'Hide and seek' – on a celestial scale

A full, radiant moon beamed down on the dark silhouettes scattered around our small mountaintop. We were all looking toward the eastern sky over the Hudson River. Some of us had telescopes poised and ready. Children of various shapes and sizes were running back and forth in the bright celestial light, waiting for the "magic show" they had been promised that night.

Then, right on time, the eclipse began. At first there was just a hint of difference in the perfect roundness of the moon, as if a master artist was carefully erasing its outer edge with the finest tip of his brush. One tiny sliver after another was etched away, slowly, incessantly, until only half, a quarter, an eighth of the glowing orb was left.

By then, even the children were silenced in awe. Finally, the last vestige of brightness had disappeared, replaced by an eerie copper sheen.

"The moon's all gone." A small voice rose from somewhere in the darkness.

We all stood watching the empty sky. Then, it was as if the artist had changed his mind; No, that's not what I want, you could imagine him proclaiming. Once again he seemed to lift his magic brush, and in precise reversal of what had taken place only 40 minutes or so before, whited-in one lunar sliver after another until the perfect silvery sphere was restored in its full nocturnal glory.

The children – all awash again in moonlight – cheered.

Several days later, I asked Jeff, a friend, if he had watched the eclipse.

"What's so great about it?" he asked. "It's just the earth's shadow blacking out the moon for awhile."

Jeff is a mechanical engineer, scrupulous with facts and figures. He knew astronomy in the best of hard-core scientific terms. For him, moons and planets were just doing what the textbooks said they should. No big deal.

What indeed is "so great" for those of us who are perpetually awed at an eclipse? I asked myself.

Over and over throughout the history of our world, people of diverse cultures and nationalities have witnessed the same celestial event that we had watched that night.

Sometimes in fear, sometimes in joyful wonder, humans have stood gazing at the heavens as Earth's shadow dimmed the lunar light. And so, many myths about the eclipse evolved. In Chinese legend, a cosmic dragon swallows the moon. Early Vikings believed it was devoured by wolves. According to some North American Inuit, both the moon and the sun (during their respective eclipses) periodically leave their heavenly homes to check on the well-being of Earth.

But the common factor in all these myths, no matter how the story goes, is what our eyes observe – that, for a chunk of time, "the moon is gone."

I remember sitting in a plane, on a cloudy night, waiting for our turn on the runway. I gazed out the tiny window at a dark, forbidding sky.

"There's no moon tonight," I thought, which added to my gloom.

Finally the plane took off, lifting through mist and fog. Then, suddenly, we pierced through the thickest clouds and found the "absent" moon – shining safe and sound in all its brilliance, just where it should be.
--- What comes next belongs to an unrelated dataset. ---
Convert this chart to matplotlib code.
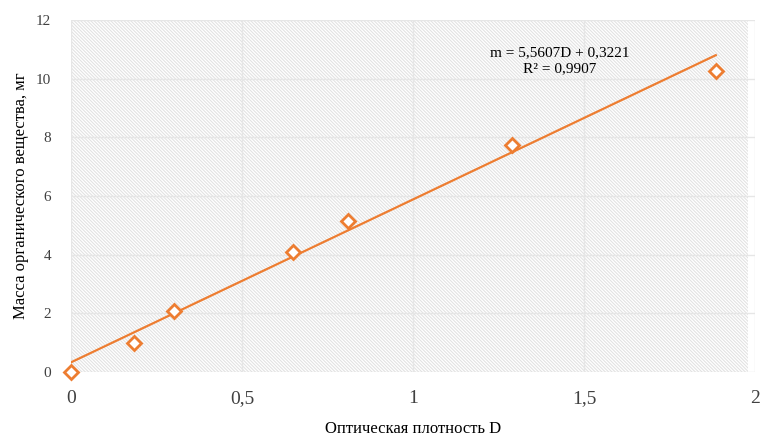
import matplotlib.pyplot as plt
import numpy as np
from matplotlib.patches import Rectangle
from matplotlib.ticker import FuncFormatter

# данные калибровки
D = [0.0, 0.185, 0.30, 0.65, 0.81, 1.29, 1.885]
m = [0.0, 1.0, 2.07, 4.1, 5.15, 7.75, 10.27]
k, b = 5.5607, 0.3221
eq_text = "m = 5,5607D + 0,3221\nR² = 0,9907"

ORANGE = '#ED7D31'

plt.rcParams['font.family'] = ['Liberation Serif', 'DejaVu Serif']
plt.rcParams['hatch.linewidth'] = 0.8
plt.rcParams['hatch.color'] = '#e2e2e2'

fig = plt.figure(figsize=(7.62, 4.38), dpi=100)
ax = fig.add_axes([0.093, 0.151, 0.898, 0.803])

ax.add_patch(Rectangle((0, 0), 0.99, 1, transform=ax.transAxes, facecolor='white',
                       edgecolor='#e2e2e2', hatch='\\' * 10, linewidth=0, zorder=0))

xs = np.array([0, D[-1]])
ax.plot(xs, k * xs + b, color=ORANGE, linewidth=1.6, zorder=3)
ax.plot(D, m, linestyle='none', marker='D', markersize=7, markerfacecolor='white',
        markeredgecolor=ORANGE, markeredgewidth=2, zorder=4, clip_on=False)

ax.text(1.43, 10.6, eq_text, ha='center', va='center', fontsize=11,
        linespacing=1.3, zorder=5)

ax.set_xlim(0, 2)
ax.set_ylim(0, 12)
ax.set_xticks([0, 0.5, 1, 1.5, 2])
ax.set_yticks(range(0, 13, 2))
ax.xaxis.set_major_formatter(FuncFormatter(lambda v, p: f'{v:g}'.replace('.', ',')))
ax.tick_params(axis='x', labelsize=14, length=0, pad=13, colors='#404040')
ax.tick_params(axis='y', labelsize=11, length=0, pad=14, colors='#404040')
ax.grid(True, color='#e6e6e6', linewidth=1)
ax.set_axisbelow(True)
for s in ax.spines.values():
    s.set_visible(False)

ax.set_xlabel('Оптическая плотность D', fontsize=12, labelpad=10)
ax.set_ylabel('Масса органического вещества, мг', fontsize=12, labelpad=5)

fig.savefig('out.png', dpi=100)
We were wrong, both that small child watching the eclipse, and I, looking through my airplane window at the murky sky. The moon is never "gone," no matter what its place in orbit, regardless of how thick the clouds that obscure its glow.

And so it is with many things in life that we cannot always see.

Thomas Hardy described an eclipse from his vantage point:

"Thy shadow, Earth, from Pole to Central Sea
Now steals along upon the Moon's meek shine
In even monochrome and curving line
Of imperturbable serenity."
(From "At A Lunar Eclipse.")

Perhaps a part of that serenity comes from knowing that it is but an ephemeral shadow that temporarily veils the moon. Disappearance and return of light is evidence that all celestial bodies continue to revolve and rotate, as they were designed to do, in the perfect astronomical order of the universe.